→ Supplied material:

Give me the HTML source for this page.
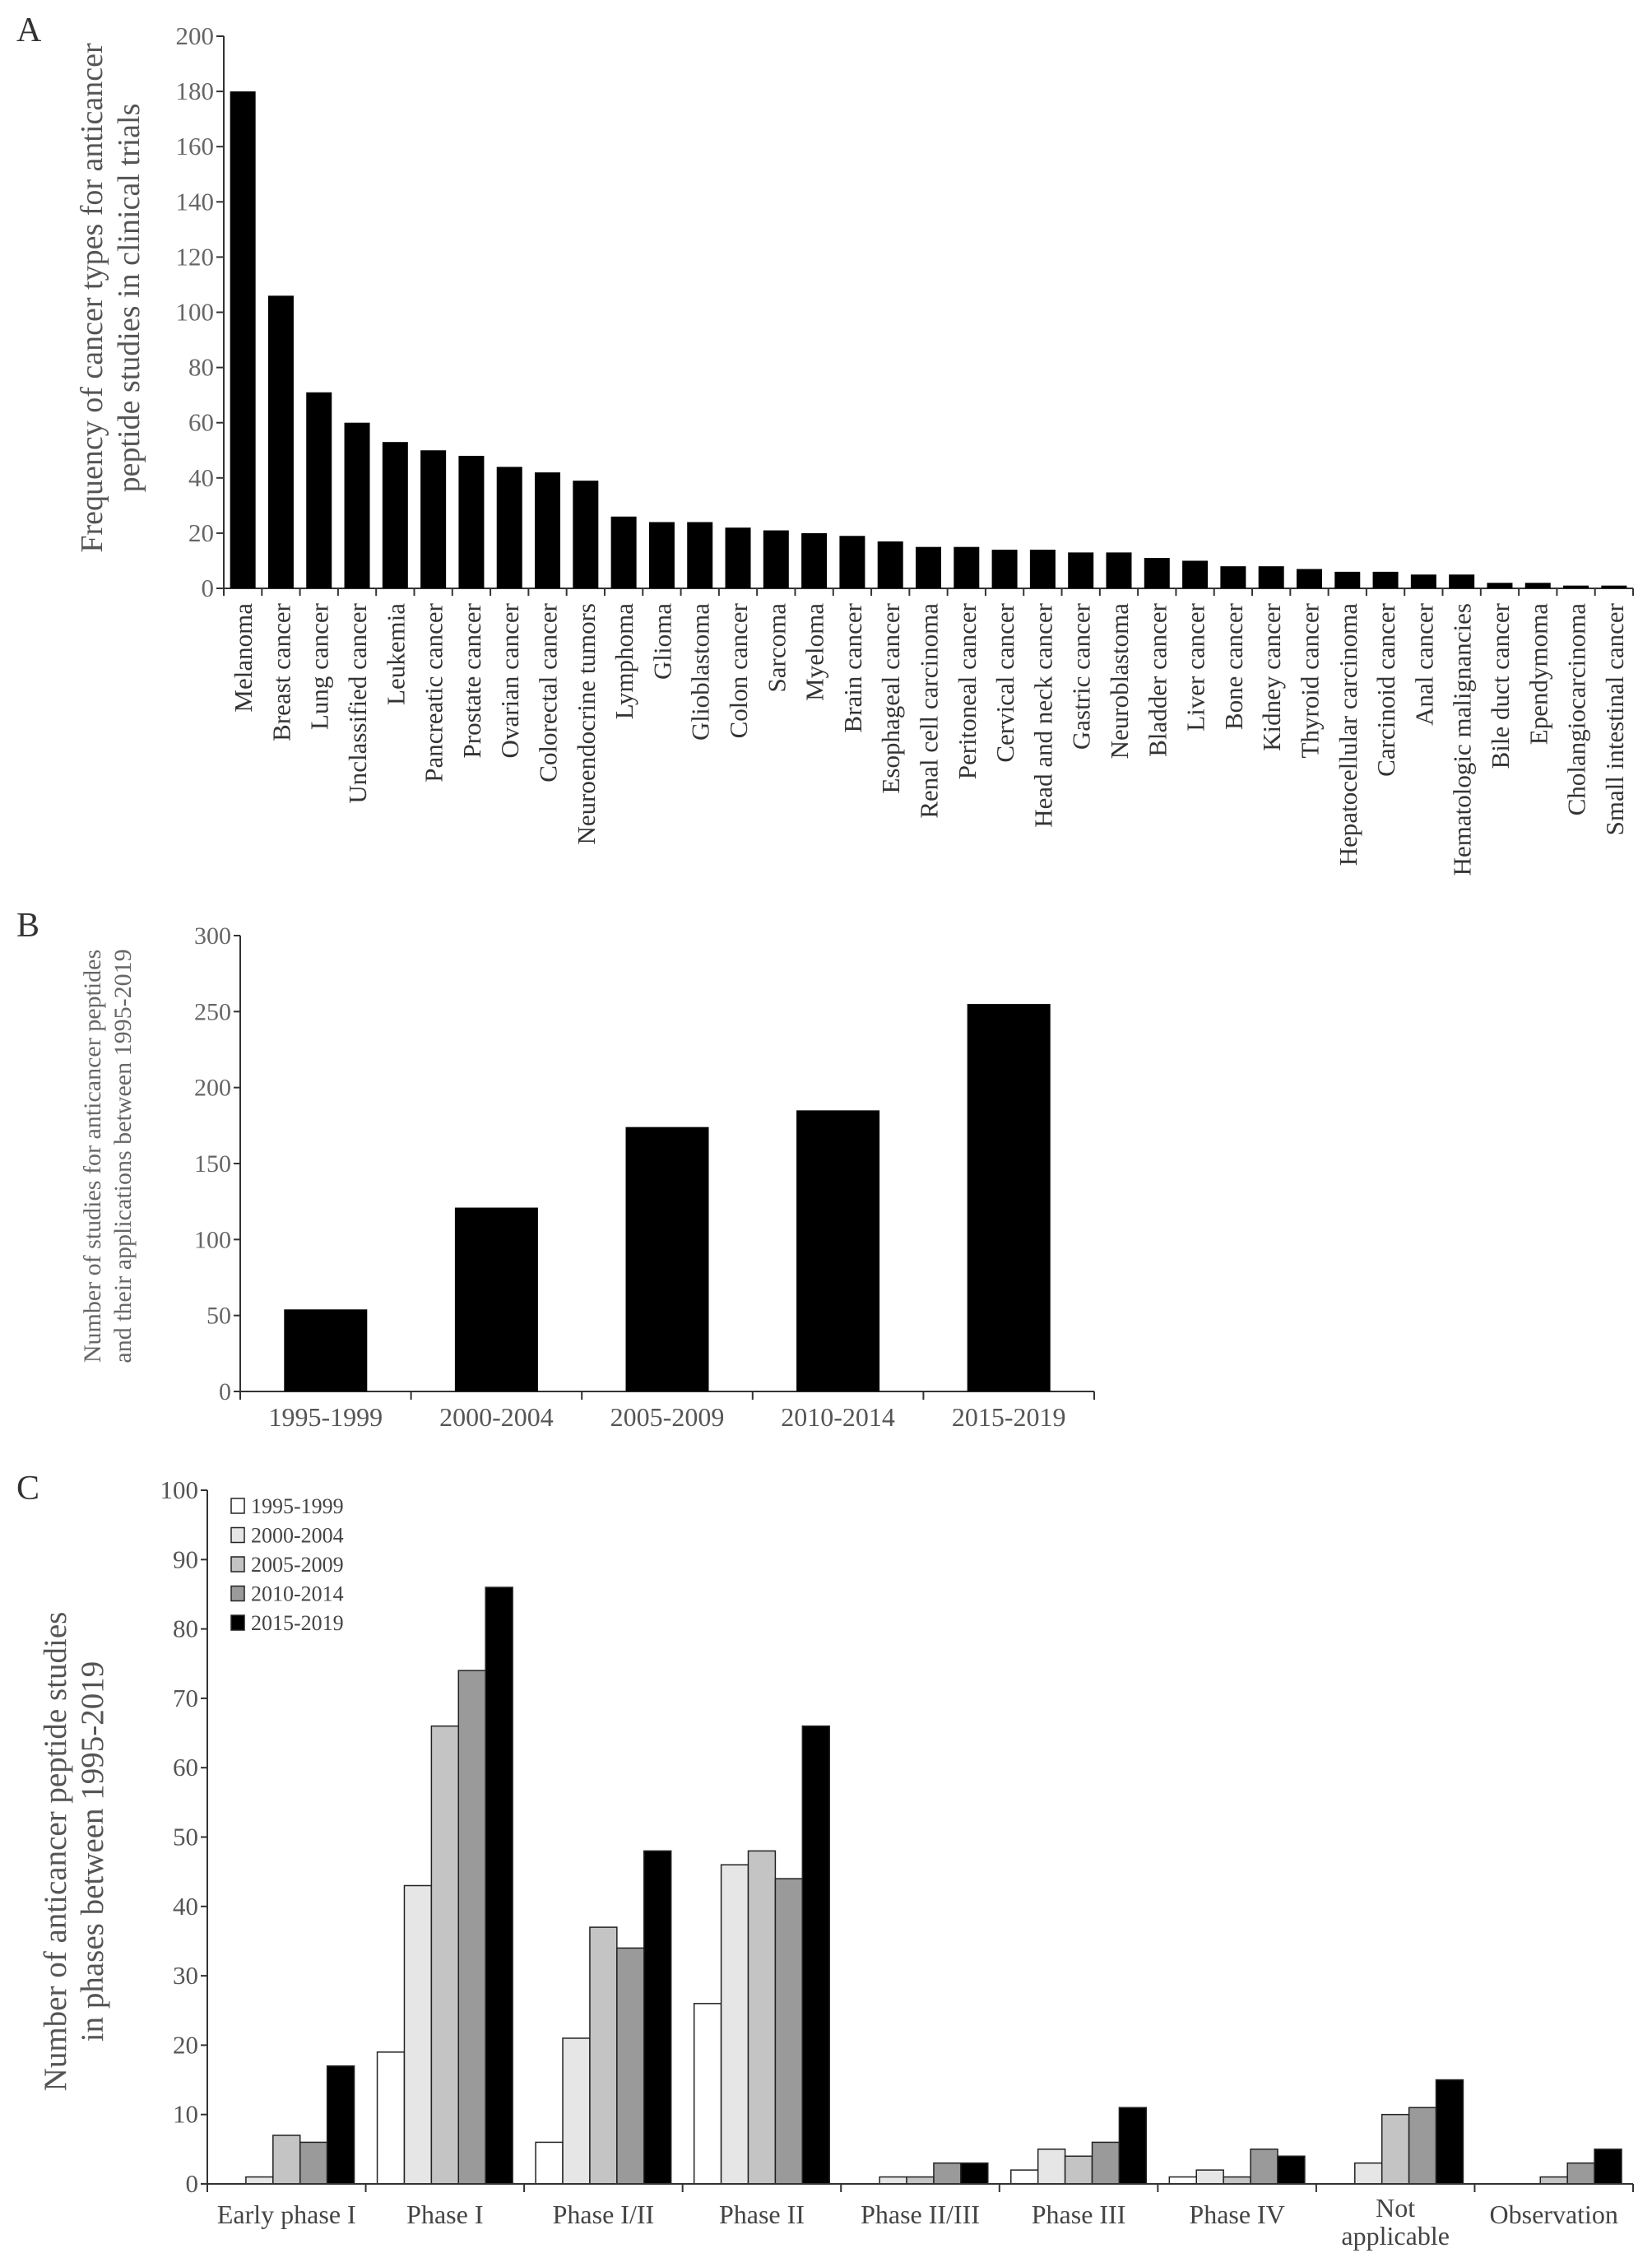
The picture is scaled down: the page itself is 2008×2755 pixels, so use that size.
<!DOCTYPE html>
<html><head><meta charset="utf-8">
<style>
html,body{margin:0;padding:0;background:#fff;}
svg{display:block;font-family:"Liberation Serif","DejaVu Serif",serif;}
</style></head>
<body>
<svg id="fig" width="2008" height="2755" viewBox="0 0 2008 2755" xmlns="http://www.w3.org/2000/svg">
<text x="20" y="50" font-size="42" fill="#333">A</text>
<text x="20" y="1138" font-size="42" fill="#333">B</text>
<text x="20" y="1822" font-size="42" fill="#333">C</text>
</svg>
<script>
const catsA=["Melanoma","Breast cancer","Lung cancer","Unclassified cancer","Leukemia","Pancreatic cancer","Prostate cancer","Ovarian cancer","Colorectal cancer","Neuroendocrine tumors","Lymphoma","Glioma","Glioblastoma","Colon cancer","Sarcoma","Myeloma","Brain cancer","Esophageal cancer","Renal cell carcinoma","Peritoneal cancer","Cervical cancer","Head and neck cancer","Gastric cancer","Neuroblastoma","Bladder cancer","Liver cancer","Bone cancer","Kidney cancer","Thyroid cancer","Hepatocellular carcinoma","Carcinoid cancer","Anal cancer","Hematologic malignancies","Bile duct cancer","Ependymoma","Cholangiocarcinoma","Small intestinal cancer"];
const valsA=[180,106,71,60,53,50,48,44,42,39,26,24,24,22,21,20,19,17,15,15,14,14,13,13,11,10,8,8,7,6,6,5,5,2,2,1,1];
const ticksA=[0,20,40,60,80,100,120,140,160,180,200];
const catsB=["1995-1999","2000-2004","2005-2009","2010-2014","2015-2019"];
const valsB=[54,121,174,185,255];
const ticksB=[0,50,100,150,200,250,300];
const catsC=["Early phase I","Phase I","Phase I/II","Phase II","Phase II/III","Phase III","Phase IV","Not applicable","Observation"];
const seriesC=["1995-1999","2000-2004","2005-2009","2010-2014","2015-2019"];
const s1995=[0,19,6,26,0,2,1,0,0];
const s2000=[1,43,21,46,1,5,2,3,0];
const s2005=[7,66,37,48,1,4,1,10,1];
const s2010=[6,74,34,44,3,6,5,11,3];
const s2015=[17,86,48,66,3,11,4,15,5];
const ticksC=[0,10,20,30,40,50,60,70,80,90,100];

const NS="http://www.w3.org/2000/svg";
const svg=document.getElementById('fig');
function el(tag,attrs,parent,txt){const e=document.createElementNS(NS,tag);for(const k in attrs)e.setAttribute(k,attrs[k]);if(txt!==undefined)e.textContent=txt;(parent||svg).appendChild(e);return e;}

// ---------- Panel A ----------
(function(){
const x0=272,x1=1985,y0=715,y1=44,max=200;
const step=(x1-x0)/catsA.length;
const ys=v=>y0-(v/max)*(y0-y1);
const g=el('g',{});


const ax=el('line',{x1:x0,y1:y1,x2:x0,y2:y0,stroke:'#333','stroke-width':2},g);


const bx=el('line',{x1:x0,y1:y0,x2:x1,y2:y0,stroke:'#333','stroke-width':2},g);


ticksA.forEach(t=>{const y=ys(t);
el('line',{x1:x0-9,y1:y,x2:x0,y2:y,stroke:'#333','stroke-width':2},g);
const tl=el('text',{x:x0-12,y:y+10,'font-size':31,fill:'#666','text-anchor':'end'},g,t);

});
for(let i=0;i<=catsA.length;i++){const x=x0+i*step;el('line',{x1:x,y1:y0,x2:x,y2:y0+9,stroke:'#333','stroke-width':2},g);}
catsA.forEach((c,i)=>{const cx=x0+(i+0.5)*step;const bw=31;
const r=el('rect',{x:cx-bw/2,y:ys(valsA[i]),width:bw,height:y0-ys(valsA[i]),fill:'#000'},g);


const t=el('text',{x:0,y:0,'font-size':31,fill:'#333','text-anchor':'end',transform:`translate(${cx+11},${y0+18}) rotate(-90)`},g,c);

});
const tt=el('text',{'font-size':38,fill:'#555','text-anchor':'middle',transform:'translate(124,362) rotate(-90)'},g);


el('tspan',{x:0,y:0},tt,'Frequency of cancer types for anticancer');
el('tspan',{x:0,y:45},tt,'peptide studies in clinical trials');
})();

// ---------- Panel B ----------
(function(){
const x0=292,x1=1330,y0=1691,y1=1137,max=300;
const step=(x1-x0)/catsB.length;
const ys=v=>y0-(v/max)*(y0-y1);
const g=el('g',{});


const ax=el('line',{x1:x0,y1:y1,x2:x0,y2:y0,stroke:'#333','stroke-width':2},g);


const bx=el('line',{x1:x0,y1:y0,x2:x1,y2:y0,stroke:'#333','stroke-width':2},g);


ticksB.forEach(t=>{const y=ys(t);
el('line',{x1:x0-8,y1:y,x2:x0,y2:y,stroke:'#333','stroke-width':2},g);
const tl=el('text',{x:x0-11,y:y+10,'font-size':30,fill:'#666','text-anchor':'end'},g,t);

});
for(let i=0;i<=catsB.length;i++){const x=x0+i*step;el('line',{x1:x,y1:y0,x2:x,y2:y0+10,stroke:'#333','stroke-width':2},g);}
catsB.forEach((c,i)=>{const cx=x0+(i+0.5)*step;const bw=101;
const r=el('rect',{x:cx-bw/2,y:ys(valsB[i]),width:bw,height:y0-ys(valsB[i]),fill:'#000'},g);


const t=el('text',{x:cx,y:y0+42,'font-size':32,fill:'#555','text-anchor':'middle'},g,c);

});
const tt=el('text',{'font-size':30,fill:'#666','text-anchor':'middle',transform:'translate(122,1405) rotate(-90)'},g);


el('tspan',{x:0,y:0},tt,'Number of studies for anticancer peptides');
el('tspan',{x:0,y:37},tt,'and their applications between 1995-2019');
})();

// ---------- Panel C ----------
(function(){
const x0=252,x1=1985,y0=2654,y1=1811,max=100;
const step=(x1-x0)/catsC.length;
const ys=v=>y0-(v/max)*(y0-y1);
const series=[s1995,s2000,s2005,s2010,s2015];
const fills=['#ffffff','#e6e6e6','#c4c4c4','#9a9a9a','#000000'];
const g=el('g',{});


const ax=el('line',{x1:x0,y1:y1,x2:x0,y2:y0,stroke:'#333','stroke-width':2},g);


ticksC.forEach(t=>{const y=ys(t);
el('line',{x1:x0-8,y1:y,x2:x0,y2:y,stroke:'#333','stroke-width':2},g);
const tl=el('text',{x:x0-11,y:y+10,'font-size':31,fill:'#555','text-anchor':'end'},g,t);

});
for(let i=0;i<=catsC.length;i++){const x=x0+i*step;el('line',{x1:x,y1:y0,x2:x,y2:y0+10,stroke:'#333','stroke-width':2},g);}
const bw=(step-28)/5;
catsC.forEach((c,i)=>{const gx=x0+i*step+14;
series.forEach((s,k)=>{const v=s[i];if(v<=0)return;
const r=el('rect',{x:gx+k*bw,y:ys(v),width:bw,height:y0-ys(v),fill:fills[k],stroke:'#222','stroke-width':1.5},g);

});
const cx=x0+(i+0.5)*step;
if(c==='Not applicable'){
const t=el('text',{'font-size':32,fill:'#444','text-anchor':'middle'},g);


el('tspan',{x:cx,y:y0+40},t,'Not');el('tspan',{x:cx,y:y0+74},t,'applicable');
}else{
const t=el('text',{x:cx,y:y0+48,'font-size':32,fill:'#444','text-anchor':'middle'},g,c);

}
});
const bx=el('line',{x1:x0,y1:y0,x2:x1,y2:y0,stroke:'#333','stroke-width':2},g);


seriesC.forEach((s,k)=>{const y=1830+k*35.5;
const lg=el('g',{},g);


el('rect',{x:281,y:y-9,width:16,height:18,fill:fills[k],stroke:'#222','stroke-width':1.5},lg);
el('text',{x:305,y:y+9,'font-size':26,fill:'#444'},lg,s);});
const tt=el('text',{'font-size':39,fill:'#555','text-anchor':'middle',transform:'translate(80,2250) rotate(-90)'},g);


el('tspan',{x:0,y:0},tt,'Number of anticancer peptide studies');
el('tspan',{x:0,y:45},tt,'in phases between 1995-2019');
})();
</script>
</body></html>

→ Request:
Which lines above hold the word "page"? Copy each of them.

→ Answer to the exercise:
Give me the HTML source for this page.
The picture is scaled down: the page itself is 2008×2755 pixels, so use that size.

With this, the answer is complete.